It's that time of year again. Friendships will be broken, most sophomores will be condemned to doubles or the waitlist and ResLife will continue to refuse to answer the question, "What are my chances of...?" You can either flee the country like my friend Mara, who claims she's "going abroad to avoid the lottery," or face the housing crunch on College Hill. However you decide to handle it this year, Brown needs to start looking to the future. I've got a few suggestions, both short-term and long-term propositions to help improve undergraduate campus life.
What's wrong? There are too many students living on campus at Brown. Brown simply does not have the facilities to support everyone. To make up for this, students get shoved in converted lounges and common rooms are converted into bedrooms. Off-campus permission is a pain, in a large part because different students get granted permission at different times, making it difficult for students to plan to live off-campus together. This results in too many kids living on campus. Suites in New Dorm are being broken up to fit Community Assistants. Finally, Grad Center is a huge waste of space. I mean, it's kind of cool, but literally is not spatially efficient.
Solution one: Stop letting so many people into our school!

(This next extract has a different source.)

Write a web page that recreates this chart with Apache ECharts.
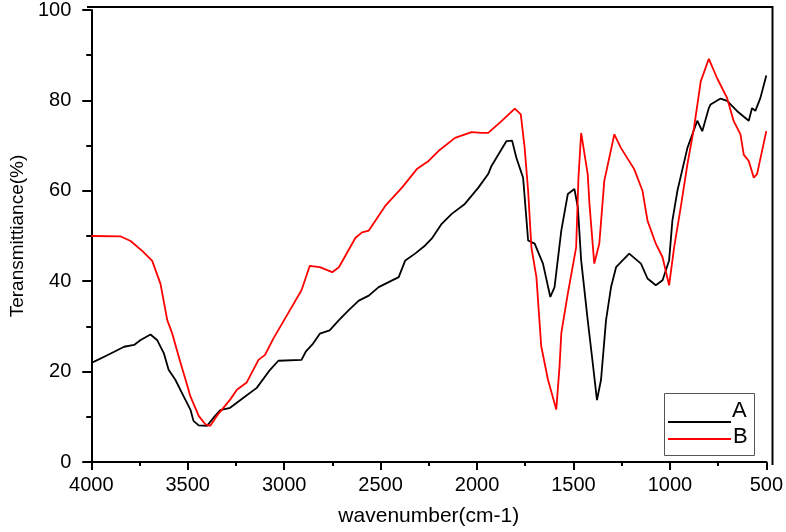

We like it small, but you keep letting more people in! Housing at Brown is already well below the standards of our peer institutions. Even Cornell and Columbia have first-year single options. I won't talk about the hardwood-floor palaces at Harvard. But at Brown, it is very difficult for a lot of our sophomores to get singles outside of quiet or substance free dorms, while other schools have them for first-year. Instead of overcrowding Brown, stuffing four transfers in a lounge and doing away with our beloved common rooms (while at least one Wriston single sits unoccupied at times of the year,) how about we get on the ball with admissions? Early Decision is great. Let's let more students in then. They want to be at Brown more than any other school. This will increase the percentage of kids accepted that decide to come, will encourage more early applicants and will lead to a better ability to predict the exact size of our incoming class. Then we can decrease the number of kids accepted through regular decision. This will drive our percentage admitted down. At the very least, we have to start cutting back the number of undergrads admitted here to the amount we can comfortably house.
Solution two: Do away with off-campus permission. If we can find a house, what does the University really care? Why does ResLife have to insist on stuffing more students into Brown housing than Brown can hold? If through some crazy mass exodus, Brown can't fill its dorms, we can either make all sophomores stay on campus or keep our current admissions numbers. I vote to give all juniors and seniors off-campus permission, but if they select something in a lottery, then they are required to stay on campus.
Solution three: Select Community Assistants from among the students already living in the dorms. While it is understandable that the University wants a student living in each dorm as a resource, I feel that for older students, importing a "specially trained" student into the dorm at the expense of breaking apart suite communities of friends will only hurt the dorm dynamic. And Brown, if you are going to insist on taking away these singles for CAs, then why don't you at least offer the remaining rooms as suites of smaller size? Most kids at Brown want to live near friends. That's why we have group lotteries. A hall with 20 random singles/doubles isn't conducive to this. Adding a couple five, six or seven-person suites without common rooms is. The current plan will force upper-class groups to split up and may land a few sophomore groups in doubles spread throughout a dorm of mostly juniors and seniors.
Solution four: Knock down Grad Center and build a new one! I know it might involve raising a large amount of money, but with so much being raised for "academic enrichment," I am sure that the University could find a donor who wants to improve the lives of students. A "New Grad Center" that uses the land efficiently to create a living space for more students with more amenities, such as more suites with bigger singles, common rooms, thick walls and hallways to socialize between suites would probably be the best way to alleviate housing strains.
I really love Brown, but I don't think there is a student here who can't find a problem with the housing system. The University might need to reduce the number of people we accept, let students migrate off campus more easily, put a hold on unnecessarily renovating the Sci-Li to rebuild Grad Center or pick CAs from within dorms. My only hope is that Brown takes action soon!
Trevor Griffen '07 lives in a storage closet in Keeney.